* AIM OF THE TASK:
Write out, word for word, every line from the first one through the line that holds "plt.rcParams['font.family'] = ['Liberation", and nothing else; skip the pictures.

* RAW DATA:
★ ★ ★

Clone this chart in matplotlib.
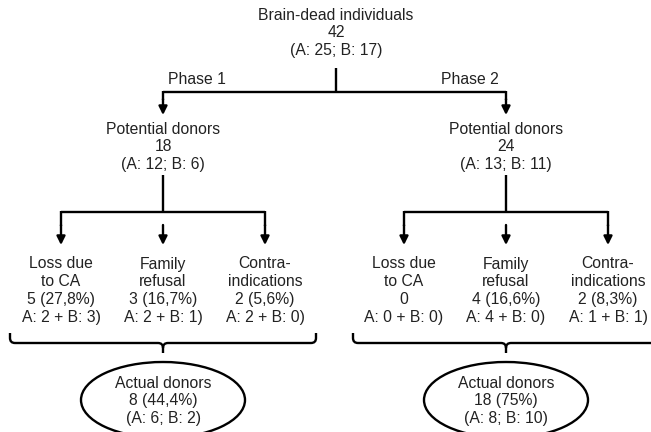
import matplotlib.pyplot as plt
from matplotlib.patches import Ellipse, PathPatch
from matplotlib.path import Path

plt.rcParams['font.family'] = ['Liberation Sans', 'DejaVu Sans']

# data
total = 42
total_ab = (25, 17)
phases = ["Phase 1", "Phase 2"]
potential = [18, 24]
potential_ab = [(12, 6), (13, 11)]
reasons = [["Loss due", "to CA"], ["Family", "refusal"], ["Contra-", "indications"]]
loss_counts = [[5, 3, 2], [0, 4, 2]]
loss_pct = [["27,8%", "16,7%", "5,6%"], [None, "16,6%", "8,3%"]]
loss_a = [[2, 2, 2], [0, 4, 1]]
loss_b = [[3, 1, 0], [0, 0, 1]]
actual = [8, 18]
actual_pct = ["44,4%", "75%"]
actual_ab = [(6, 2), (8, 10)]

# layout (pixel coordinates)
W, H = 651, 432
top_x = 336
phase_x = [163, 506]
branch_dx = 102
brace_half = 153
fs = 11.3
lw = 1.7
pitch = 17.8
txt_col = "#222222"

fig = plt.figure(figsize=(W / 100, H / 100), dpi=100)
ax = fig.add_axes([0, 0, 1, 1])
ax.set_xlim(0, W)
ax.set_ylim(H, 0)
ax.axis("off")


def lines(x, y0, items):
    for i, s in enumerate(items):
        ax.text(x, y0 + i * pitch, s, ha="center", va="center",
                fontsize=fs, color=txt_col)


def arrow(x, y0, y1):
    ax.annotate("", xy=(x, y1), xytext=(x, y0),
                arrowprops=dict(arrowstyle="-|>,head_length=0.5,head_width=0.25",
                                lw=lw, color="black", shrinkA=0, shrinkB=0,
                                mutation_scale=10))


def seg(xs, ys):
    ax.plot(xs, ys, color="black", lw=lw, solid_capstyle="butt",
            solid_joinstyle="miter")


lines(top_x, 15, ["Brain-dead individuals", str(total),
                  "(A: %d; B: %d)" % total_ab])
seg([top_x, top_x], [68, 92])
seg([phase_x[0], phase_x[1]], [92, 92])
ax.text(phase_x[0] + 5, 80, phases[0], ha="left", va="center",
        fontsize=fs, color=txt_col)
ax.text(phase_x[1] - 7, 80, phases[1], ha="right", va="center",
        fontsize=fs, color=txt_col)

for p, cx in enumerate(phase_x):
    seg([cx, cx], [91.2, 100])
    arrow(cx, 99, 115)
    lines(cx, 129, ["Potential donors", str(potential[p]),
                    "(A: %d; B: %d)" % potential_ab[p]])
    seg([cx, cx], [175, 212])
    seg([cx - branch_dx, cx + branch_dx], [212, 212])
    for k in range(3):
        bx = cx + (k - 1) * branch_dx
        if k != 1:
            seg([bx, bx], [211.2, 226])
        arrow(bx, 225, 245)
        n = loss_counts[p][k]
        cnt = str(n) if loss_pct[p][k] is None else "%d (%s)" % (n, loss_pct[p][k])
        lines(bx, 264, reasons[k] + [cnt,
              "A: %d + B: %d)" % (loss_a[p][k], loss_b[p][k])])

    # brace
    hw = brace_half
    r = 5
    verts = [(cx - hw, 333), (cx - hw, 343 - r), (cx - hw, 343), (cx - hw + r, 343),
             (cx - r, 343), (cx, 343), (cx, 348), (cx, 353),
             (cx, 348), (cx, 343), (cx + r, 343),
             (cx + hw - r, 343), (cx + hw, 343), (cx + hw, 343 - r), (cx + hw, 333)]
    codes = [Path.MOVETO, Path.LINETO, Path.CURVE3, Path.CURVE3,
             Path.LINETO, Path.CURVE3, Path.CURVE3, Path.LINETO,
             Path.MOVETO, Path.CURVE3, Path.CURVE3,
             Path.LINETO, Path.CURVE3, Path.CURVE3, Path.LINETO]
    ax.add_patch(PathPatch(Path(verts, codes), fill=False, lw=lw, color="black"))

    ax.add_patch(Ellipse((cx, 400), 164, 76, fill=False, lw=lw, color="black"))
    lines(cx, 383, ["Actual donors", "%d (%s)" % (actual[p], actual_pct[p]),
                    "(A: %d; B: %d)" % actual_ab[p]])

fig.savefig("out.png", dpi=100)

★ ★ ★

* FULL OUTPUT:
Clone this chart in matplotlib.
import matplotlib.pyplot as plt
from matplotlib.patches import Ellipse, PathPatch
from matplotlib.path import Path

plt.rcParams['font.family'] = ['Liberation Sans', 'DejaVu Sans']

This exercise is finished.